> Work instructions
Sort through the data and copy the lines holding the word "that".

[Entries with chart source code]
---+---
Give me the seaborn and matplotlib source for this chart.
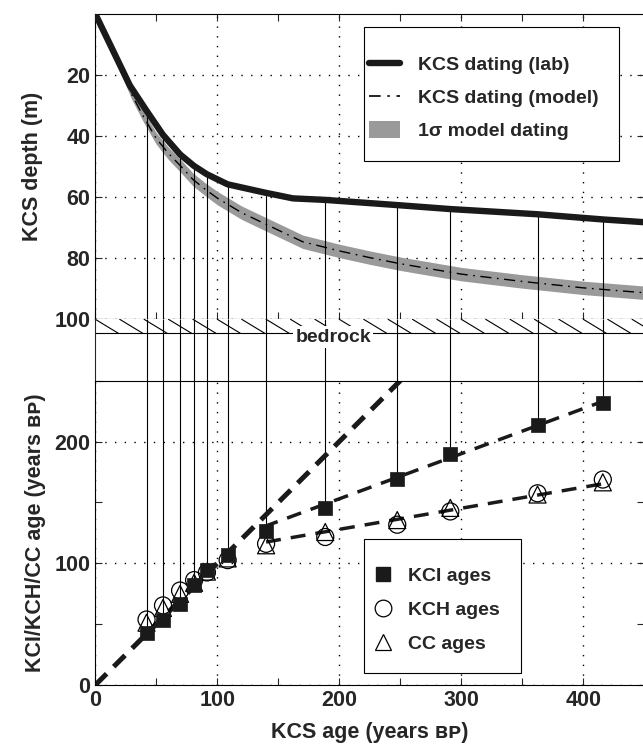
import numpy as np
import pandas as pd
import seaborn as sns
import matplotlib.pyplot as plt
from matplotlib.lines import Line2D
from matplotlib.patches import Patch, Rectangle
from matplotlib.ticker import MultipleLocator

# sample ages (KCS) where lab dating and the ice-core ages were compared
kcs_age = [42, 55.5, 69.5, 81, 91.5, 108.5, 140, 188.5, 247.5, 291, 362.5, 416]
lab_top = [31.7, 39.6, 46.0, 49.8, 52.5, 55.8, 58.6, 60.9, 62.6, 63.9, 65.6, 67.3]
kci_age = [42.6, 53.6, 66.4, 82.5, 94.4, 106.9, 126.8, 145.5, 169.5, 189.7, 213.5, 231.9]
kch_age = [53.8, 65.4, 77.6, 86.2, 92.5, 102.6, 116.0, 121.6, 131.7, 142.6, 157.5, 168.8]
cc_age = [51.2, 63.3, 74.9, 84.0, 93.2, 104.0, 114.8, 125.7, 135.5, 145.5, 156.5, 166.5]

# KCS depth/age curves
lab_age = [0, 28.3, 42, 55.5, 69.5, 81, 91.5, 108.5, 140, 162, 188.5, 247.5, 291, 362.5, 416, 450]
lab_depth = [0, 23.4, 31.7, 39.6, 46.0, 49.8, 52.5, 55.8, 58.6, 60.4, 60.9, 62.6, 63.9, 65.6, 67.3, 68.2]
model_age = [0, 10, 20, 30, 40, 50, 60, 70, 80, 90, 100, 120, 140, 170, 200, 225, 250, 300, 350, 400, 450]
model_depth = [0, 8.5, 17.5, 26.5, 34.0, 40.8, 45.7, 49.8, 54.2, 57.4, 60.3, 65.1, 68.9, 74.6, 77.6,
               79.8, 81.8, 85.2, 87.6, 89.7, 91.3]
model_sigma = [0, 0.8, 1.3, 1.6, 1.8, 1.9, 2.0, 2.1, 2.1, 2.1, 2.2, 2.2, 2.2, 2.2, 2.2,
               2.2, 2.2, 2.2, 2.2, 2.2, 2.2]

# dashed trend lines in the lower panel
one_x = [0, 250]
one_y = [0, 250]
kci_trend_x = [138, 420]
kci_trend_y = [130, 234.5]
cc_trend_x = [140, 420]
cc_trend_y = [117.5, 166]

sns.set_style("ticks")
plt.rcParams['font.family'] = ['Liberation Sans', 'DejaVu Sans']
plt.rcParams['font.weight'] = 'bold'
plt.rcParams['axes.labelweight'] = 'bold'

dark = '#1a1a1a'
fig = plt.figure(figsize=(6.43, 7.45), dpi=100)
left, width = 0.1482, 0.8538
ax1 = fig.add_axes([left, 0.5714, width, 0.4099])
axm = fig.add_axes([left, 0.4890, width, 0.0824])
ax2 = fig.add_axes([left, 0.0805, width, 0.4085])

model = pd.DataFrame({'age': model_age, 'depth': model_depth, 'sig': model_sigma})
lab = pd.DataFrame({'age': lab_age, 'depth': lab_depth})

# ---- top panel: depth vs age
ax1.fill_between(model['age'], model['depth'] - model['sig'], model['depth'] + model['sig'],
                 color='#9a9a9a', lw=0, zorder=1)
sns.lineplot(data=model, x='age', y='depth', ax=ax1, color='k', lw=1.0,
             dashes=False, zorder=2).lines[-1].set_dashes((8, 4, 1.2, 4))
ax1.vlines(kcs_age, lab_top, 100, color='k', lw=0.8, zorder=3)
sns.lineplot(data=lab, x='age', y='depth', ax=ax1, color=dark, lw=4.6, zorder=4)

ax1.set_xlim(0, 450)
ax1.set_ylim(100, 0)
ax1.set_yticks([20, 40, 60, 80, 100])
ax1.xaxis.set_major_locator(MultipleLocator(100))
ax1.xaxis.set_minor_locator(MultipleLocator(50))
ax1.tick_params(axis='x', which='both', top=True, bottom=True, labelbottom=False,
                direction='in', length=5, width=0.8)
ax1.tick_params(axis='y', which='both', left=True, right=True, direction='in',
                length=5, width=0.8, labelsize=15.5)
ax1.grid(True, which='major', color='k', lw=1.0, linestyle=(0, (1, 6)))
ax1.set_xlabel('')
ax1.set_ylabel('KCS depth (m)', fontsize=15.5, labelpad=8)

# legend box drawn by hand so that its padding matches the original
ax1.add_patch(Rectangle((0.489, 0.518), 0.465, 0.439, transform=ax1.transAxes,
                        facecolor='white', edgecolor='k', lw=0.8, zorder=4.5))
h1 = [Line2D([], [], color=dark, lw=4.6),
      Line2D([], [], color='k', lw=1.2, dashes=(7, 4, 1.5, 4)),
      Patch(facecolor='#9a9a9a', edgecolor='none')]
ax1.legend(h1, ['KCS dating (lab)', 'KCS dating (model)', '1σ model dating'],
           loc='upper left', bbox_to_anchor=(0.4985, 0.8655), borderaxespad=0,
           fontsize=14, frameon=False, handlelength=1.6, handleheight=1.0,
           handletextpad=0.93, labelspacing=0.7, borderpad=0)
for sp in ax1.spines.values():
    sp.set_linewidth(0.8)
    sp.set_color('k')

# ---- middle strip: bedrock
axm.set_xlim(0, 450)
axm.set_ylim(120.1, 100)
axm.vlines(kcs_age, 100, 120.1, color='k', lw=0.8)
for x0 in np.arange(0, 450, 20):
    axm.plot([x0, x0 + 19], [100, 104.6], color='k', lw=0.8)
axm.axhline(104.6, color='k', lw=0.8)
axm.text(195, 105.8, 'bedrock', ha='center', va='center', fontsize=14,
         bbox=dict(facecolor='white', edgecolor='none', pad=1.5), zorder=5)
axm.set_xticks([])
axm.set_yticks([])
axm.spines['top'].set_visible(False)
axm.spines['bottom'].set_visible(False)
axm.spines['left'].set_linewidth(0.8)
axm.spines['right'].set_linewidth(0.8)

# ---- bottom panel: ice-core ages vs KCS ages
ax2.vlines(kcs_age, kci_age, 250, color='k', lw=0.8, zorder=1)
ax2.plot(one_x, one_y, color=dark, lw=3.6, dashes=(3.2, 2.0), zorder=2)
ax2.plot(kci_trend_x, kci_trend_y, color=dark, lw=2.5, dashes=(4.3, 2.9), zorder=2)
ax2.plot(cc_trend_x, cc_trend_y, color=dark, lw=2.5, dashes=(4.3, 2.9), zorder=2)

pts = pd.DataFrame({'kcs': kcs_age, 'kci': kci_age, 'kch': kch_age, 'cc': cc_age})
sns.scatterplot(data=pts, x='kcs', y='cc', ax=ax2, marker='^', s=150,
                facecolor='none', edgecolor='k', linewidth=0.9, zorder=3)
sns.scatterplot(data=pts, x='kcs', y='kch', ax=ax2, marker='o', s=150,
                facecolor='none', edgecolor='k', linewidth=0.9, zorder=3)
sns.scatterplot(data=pts, x='kcs', y='kci', ax=ax2, marker='s', s=110,
                color=dark, edgecolor=dark, linewidth=0.5, zorder=4)

ax2.set_xlim(0, 450)
ax2.set_ylim(0, 250)
ax2.xaxis.set_major_locator(MultipleLocator(100))
ax2.xaxis.set_minor_locator(MultipleLocator(50))
ax2.yaxis.set_major_locator(MultipleLocator(100))
ax2.yaxis.set_minor_locator(MultipleLocator(50))
ax2.tick_params(axis='both', which='both', direction='in', length=5, width=0.8,
                left=True, right=True, bottom=True, top=False, labelsize=15.5)
ax2.grid(True, which='major', color='k', lw=1.0, linestyle=(0, (1, 6)))
ax2.set_xlabel('KCS age (years ʙᴘ)', fontsize=15.5, labelpad=8)
ax2.set_ylabel('KCI/KCH/CC age (years ʙᴘ)', fontsize=15.5, labelpad=6)
for sp in ax2.spines.values():
    sp.set_linewidth(0.8)
    sp.set_color('k')

ax2.add_patch(Rectangle((0.489, 0.039), 0.287, 0.441, transform=ax2.transAxes,
                        facecolor='white', edgecolor='k', lw=0.8, zorder=4.5))
h2 = [Line2D([], [], ls='none', marker='s', ms=10, color=dark),
      Line2D([], [], ls='none', marker='o', ms=12, mfc='none', mec='k', mew=0.9),
      Line2D([], [], ls='none', marker='^', ms=12, mfc='none', mec='k', mew=0.9)]
ax2.legend(h2, ['KCI ages', 'KCH ages', 'CC ages'], loc='upper left',
           bbox_to_anchor=(0.502, 0.388), borderaxespad=0, fontsize=14,
           frameon=False, handlelength=1.2, handletextpad=0.7,
           labelspacing=0.85, borderpad=0)

fig.savefig('out.png', dpi=100)
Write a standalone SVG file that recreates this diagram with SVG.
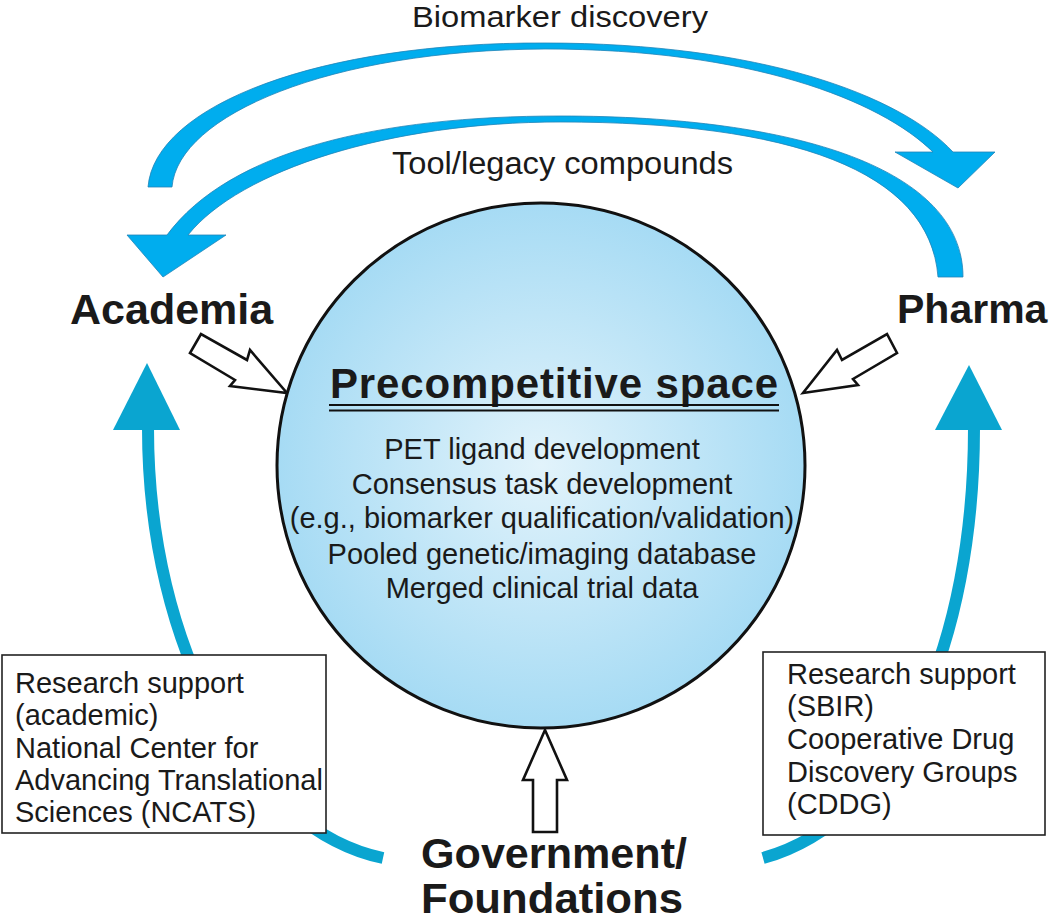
<svg xmlns="http://www.w3.org/2000/svg" width="1050" height="923" viewBox="0 0 1050 923">
<defs>
<radialGradient id="sphere" cx="0.5" cy="0.5" r="0.5">
<stop offset="0" stop-color="#e2f3fb"/>
<stop offset="1" stop-color="#a6dbf4"/>
</radialGradient>
<style>
.t{font-family:"Liberation Sans",Arial,sans-serif;fill:#1a1a1a}
.b{font-weight:bold}
.flow{fill:#00adee;stroke:#2184b8;stroke-width:0.8;stroke-linejoin:round}
.fund{fill:none;stroke:#0aa5d0;stroke-width:12}
.head{fill:#0aa5d0}
.hollow{fill:#fff;stroke:#111;stroke-width:2.6;stroke-linejoin:miter}
.box{fill:#fff;stroke:#222;stroke-width:1.6}
</style>
</defs>
<rect width="1050" height="923" fill="#fff"/>

<g id="connectors">
<path id="biomarker-arrow" class="flow" d="M148,187 C155,105 320,42 545,43 C760,43 900,95 953,152 L995,152 L958,188 L895,152 L933,152 C880,100 750,49 545,49 C330,50 178,115 172,187 Z"/>
<path id="tool-arrow" class="flow" d="M963,277 C963,170 800,116 560,116 C380,116 230,150 167,235 L127,235 L163,277 L226,235 L188,235 C240,170 390,122 560,122 C790,122 930,170 938,277 Z"/>
<path class="fund" d="M148,428 C148,650 250,830 383,858"/>
<polygon class="head" points="147,363 180,430 113,430"/>
<path class="fund" d="M974,428 C974,640 900,820 763,858"/>
<polygon class="head" points="969,365 1002,430 935,430"/>
<polygon class="hollow" points="201,334 190,353 235,380 230,386 287,393 250,350 247,360"/>
<polygon class="hollow" points="803,393 858,385 853,379 897,353 887,334 842,360 837,350"/>
<polygon class="hollow" points="545,730 567,780 557,780 557,832 533,832 533,780 523,780"/>
</g>

<g id="label-biomarker">
<text class="t" x="412" y="27" font-size="30" textLength="296" lengthAdjust="spacingAndGlyphs">Biomarker discovery</text>
</g>
<g id="label-tool">
<text class="t" x="392" y="174" font-size="31" textLength="341" lengthAdjust="spacingAndGlyphs">Tool/legacy compounds</text>
</g>

<g id="node-precompetitive">
<ellipse cx="541" cy="465.5" rx="264" ry="262.5" fill="url(#sphere)" stroke="#111" stroke-width="3"/>
<text class="t b" x="554" y="398" font-size="42" text-anchor="middle" textLength="448">Precompetitive space</text>
<line x1="329" y1="405" x2="779" y2="405" stroke="#111" stroke-width="2"/>
<line x1="329" y1="410.5" x2="779" y2="410.5" stroke="#111" stroke-width="2"/>
<g class="t" font-size="29" text-anchor="middle">
<text x="542" y="458.5">PET ligand development</text>
<text x="542" y="494">Consensus task development</text>
<text x="542" y="528">(e.g., biomarker qualification/validation)</text>
<text x="542" y="564">Pooled genetic/imaging database</text>
<text x="542" y="598">Merged clinical trial data</text>
</g>
</g>

<g id="node-academia">
<text class="t b" x="70" y="324" font-size="43">Academia</text>
</g>
<g id="node-pharma">
<text class="t b" x="897" y="323" font-size="41">Pharma</text>
</g>
<g id="node-government">
<text class="t b" x="421" y="868" font-size="42" textLength="266" lengthAdjust="spacingAndGlyphs">Government/</text>
<text class="t b" x="421" y="913" font-size="42" textLength="262" lengthAdjust="spacingAndGlyphs">Foundations</text>
</g>

<g id="box-academic">
<rect class="box" x="2" y="655" width="324" height="178"/>
<g class="t" font-size="29">
<text x="15" y="693">Research support</text>
<text x="15" y="725">(academic)</text>
<text x="15" y="757.5">National Center for</text>
<text x="15" y="789.5">Advancing Translational</text>
<text x="15" y="822">Sciences (NCATS)</text>
</g>
</g>

<g id="box-sbir">
<rect class="box" x="763" y="652" width="282" height="183"/>
<g class="t" font-size="29">
<text x="787" y="683.5">Research support</text>
<text x="787" y="716">(SBIR)</text>
<text x="787" y="748.5">Cooperative Drug</text>
<text x="787" y="781.5">Discovery Groups</text>
<text x="787" y="813.5">(CDDG)</text>
</g>
</g>
</svg>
---+---
> Full answer
# legend box drawn by hand so that its padding matches the original
Write a standalone SVG file that recreates this diagram with SVG.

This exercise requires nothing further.